- **Your goal**: Set down the full listing exactly as given. Any pictures are to be left out.

═════ Stored data

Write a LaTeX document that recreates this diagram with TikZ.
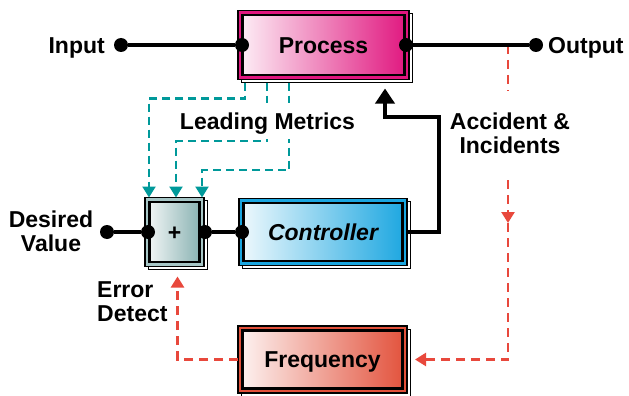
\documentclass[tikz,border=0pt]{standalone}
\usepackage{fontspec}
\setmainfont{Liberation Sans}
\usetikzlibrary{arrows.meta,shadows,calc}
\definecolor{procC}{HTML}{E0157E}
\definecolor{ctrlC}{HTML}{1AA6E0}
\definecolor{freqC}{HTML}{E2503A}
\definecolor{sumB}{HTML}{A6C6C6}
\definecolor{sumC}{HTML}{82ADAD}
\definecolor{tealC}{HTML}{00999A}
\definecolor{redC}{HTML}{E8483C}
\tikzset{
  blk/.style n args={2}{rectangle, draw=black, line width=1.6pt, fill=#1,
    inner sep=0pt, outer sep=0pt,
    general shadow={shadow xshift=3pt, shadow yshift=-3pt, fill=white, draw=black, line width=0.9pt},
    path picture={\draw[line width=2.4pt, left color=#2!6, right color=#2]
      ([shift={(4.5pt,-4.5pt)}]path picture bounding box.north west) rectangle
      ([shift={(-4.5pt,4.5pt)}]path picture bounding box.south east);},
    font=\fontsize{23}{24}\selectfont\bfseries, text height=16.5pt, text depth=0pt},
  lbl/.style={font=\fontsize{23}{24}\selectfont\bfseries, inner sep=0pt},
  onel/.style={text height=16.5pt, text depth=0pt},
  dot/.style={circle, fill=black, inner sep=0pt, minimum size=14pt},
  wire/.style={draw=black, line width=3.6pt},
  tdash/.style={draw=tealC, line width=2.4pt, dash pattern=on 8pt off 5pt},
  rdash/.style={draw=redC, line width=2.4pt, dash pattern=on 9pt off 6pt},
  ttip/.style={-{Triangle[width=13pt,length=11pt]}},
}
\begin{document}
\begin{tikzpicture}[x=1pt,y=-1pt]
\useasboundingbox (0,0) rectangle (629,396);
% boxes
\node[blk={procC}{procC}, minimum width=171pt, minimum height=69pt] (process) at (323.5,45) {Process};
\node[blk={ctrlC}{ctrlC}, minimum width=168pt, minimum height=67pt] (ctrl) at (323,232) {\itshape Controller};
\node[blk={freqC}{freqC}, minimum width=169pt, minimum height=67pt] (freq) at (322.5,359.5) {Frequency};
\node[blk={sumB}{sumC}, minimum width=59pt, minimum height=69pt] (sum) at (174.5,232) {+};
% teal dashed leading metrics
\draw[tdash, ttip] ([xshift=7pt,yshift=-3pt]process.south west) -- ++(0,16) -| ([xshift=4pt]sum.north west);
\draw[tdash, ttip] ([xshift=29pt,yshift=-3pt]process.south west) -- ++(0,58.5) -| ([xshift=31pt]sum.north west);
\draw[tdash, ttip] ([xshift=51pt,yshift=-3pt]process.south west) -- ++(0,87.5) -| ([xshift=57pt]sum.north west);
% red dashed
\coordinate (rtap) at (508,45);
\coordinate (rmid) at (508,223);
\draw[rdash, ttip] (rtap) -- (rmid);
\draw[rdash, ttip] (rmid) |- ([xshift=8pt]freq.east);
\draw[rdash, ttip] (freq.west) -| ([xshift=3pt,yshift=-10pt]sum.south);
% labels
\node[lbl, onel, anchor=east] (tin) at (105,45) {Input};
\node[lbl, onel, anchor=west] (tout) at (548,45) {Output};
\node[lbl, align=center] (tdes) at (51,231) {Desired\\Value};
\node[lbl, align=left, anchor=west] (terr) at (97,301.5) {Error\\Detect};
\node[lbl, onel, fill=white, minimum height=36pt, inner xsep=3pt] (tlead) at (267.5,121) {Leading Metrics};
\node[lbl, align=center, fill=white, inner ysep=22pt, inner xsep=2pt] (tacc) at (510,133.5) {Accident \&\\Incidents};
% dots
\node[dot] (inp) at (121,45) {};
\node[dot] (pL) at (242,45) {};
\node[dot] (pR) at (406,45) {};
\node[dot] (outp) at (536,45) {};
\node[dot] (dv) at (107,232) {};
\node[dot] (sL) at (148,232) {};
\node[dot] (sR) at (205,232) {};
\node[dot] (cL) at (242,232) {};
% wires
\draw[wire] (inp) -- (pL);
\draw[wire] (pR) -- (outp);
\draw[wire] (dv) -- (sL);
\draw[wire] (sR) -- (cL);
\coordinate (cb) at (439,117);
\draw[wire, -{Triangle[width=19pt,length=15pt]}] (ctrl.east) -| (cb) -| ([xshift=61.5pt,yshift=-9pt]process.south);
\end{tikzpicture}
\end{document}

══════════

- **Correct output**:
Write a LaTeX document that recreates this diagram with TikZ.
\documentclass[tikz,border=0pt]{standalone}
\usepackage{fontspec}
\setmainfont{Liberation Sans}
\usetikzlibrary{arrows.meta,shadows,calc}
\definecolor{procC}{HTML}{E0157E}
\definecolor{ctrlC}{HTML}{1AA6E0}
\definecolor{freqC}{HTML}{E2503A}
\definecolor{sumB}{HTML}{A6C6C6}
\definecolor{sumC}{HTML}{82ADAD}
\definecolor{tealC}{HTML}{00999A}
\definecolor{redC}{HTML}{E8483C}
\tikzset{
  blk/.style n args={2}{rectangle, draw=black, line width=1.6pt, fill=#1,
    inner sep=0pt, outer sep=0pt,
    general shadow={shadow xshift=3pt, shadow yshift=-3pt, fill=white, draw=black, line width=0.9pt},
    path picture={\draw[line width=2.4pt, left color=#2!6, right color=#2]
      ([shift={(4.5pt,-4.5pt)}]path picture bounding box.north west) rectangle
      ([shift={(-4.5pt,4.5pt)}]path picture bounding box.south east);},
    font=\fontsize{23}{24}\selectfont\bfseries, text height=16.5pt, text depth=0pt},
  lbl/.style={font=\fontsize{23}{24}\selectfont\bfseries, inner sep=0pt},
  onel/.style={text height=16.5pt, text depth=0pt},
  dot/.style={circle, fill=black, inner sep=0pt, minimum size=14pt},
  wire/.style={draw=black, line width=3.6pt},
  tdash/.style={draw=tealC, line width=2.4pt, dash pattern=on 8pt off 5pt},
  rdash/.style={draw=redC, line width=2.4pt, dash pattern=on 9pt off 6pt},
  ttip/.style={-{Triangle[width=13pt,length=11pt]}},
}
\begin{document}
\begin{tikzpicture}[x=1pt,y=-1pt]
\useasboundingbox (0,0) rectangle (629,396);
% boxes
\node[blk={procC}{procC}, minimum width=171pt, minimum height=69pt] (process) at (323.5,45) {Process};
\node[blk={ctrlC}{ctrlC}, minimum width=168pt, minimum height=67pt] (ctrl) at (323,232) {\itshape Controller};
\node[blk={freqC}{freqC}, minimum width=169pt, minimum height=67pt] (freq) at (322.5,359.5) {Frequency};
\node[blk={sumB}{sumC}, minimum width=59pt, minimum height=69pt] (sum) at (174.5,232) {+};
% teal dashed leading metrics
\draw[tdash, ttip] ([xshift=7pt,yshift=-3pt]process.south west) -- ++(0,16) -| ([xshift=4pt]sum.north west);
\draw[tdash, ttip] ([xshift=29pt,yshift=-3pt]process.south west) -- ++(0,58.5) -| ([xshift=31pt]sum.north west);
\draw[tdash, ttip] ([xshift=51pt,yshift=-3pt]process.south west) -- ++(0,87.5) -| ([xshift=57pt]sum.north west);
% red dashed
\coordinate (rtap) at (508,45);
\coordinate (rmid) at (508,223);
\draw[rdash, ttip] (rtap) -- (rmid);
\draw[rdash, ttip] (rmid) |- ([xshift=8pt]freq.east);
\draw[rdash, ttip] (freq.west) -| ([xshift=3pt,yshift=-10pt]sum.south);
% labels
\node[lbl, onel, anchor=east] (tin) at (105,45) {Input};
\node[lbl, onel, anchor=west] (tout) at (548,45) {Output};
\node[lbl, align=center] (tdes) at (51,231) {Desired\\Value};
\node[lbl, align=left, anchor=west] (terr) at (97,301.5) {Error\\Detect};
\node[lbl, onel, fill=white, minimum height=36pt, inner xsep=3pt] (tlead) at (267.5,121) {Leading Metrics};
\node[lbl, align=center, fill=white, inner ysep=22pt, inner xsep=2pt] (tacc) at (510,133.5) {Accident \&\\Incidents};
% dots
\node[dot] (inp) at (121,45) {};
\node[dot] (pL) at (242,45) {};
\node[dot] (pR) at (406,45) {};
\node[dot] (outp) at (536,45) {};
\node[dot] (dv) at (107,232) {};
\node[dot] (sL) at (148,232) {};
\node[dot] (sR) at (205,232) {};
\node[dot] (cL) at (242,232) {};
% wires
\draw[wire] (inp) -- (pL);
\draw[wire] (pR) -- (outp);
\draw[wire] (dv) -- (sL);
\draw[wire] (sR) -- (cL);
\coordinate (cb) at (439,117);
\draw[wire, -{Triangle[width=19pt,length=15pt]}] (ctrl.east) -| (cb) -| ([xshift=61.5pt,yshift=-9pt]process.south);
\end{tikzpicture}
\end{document}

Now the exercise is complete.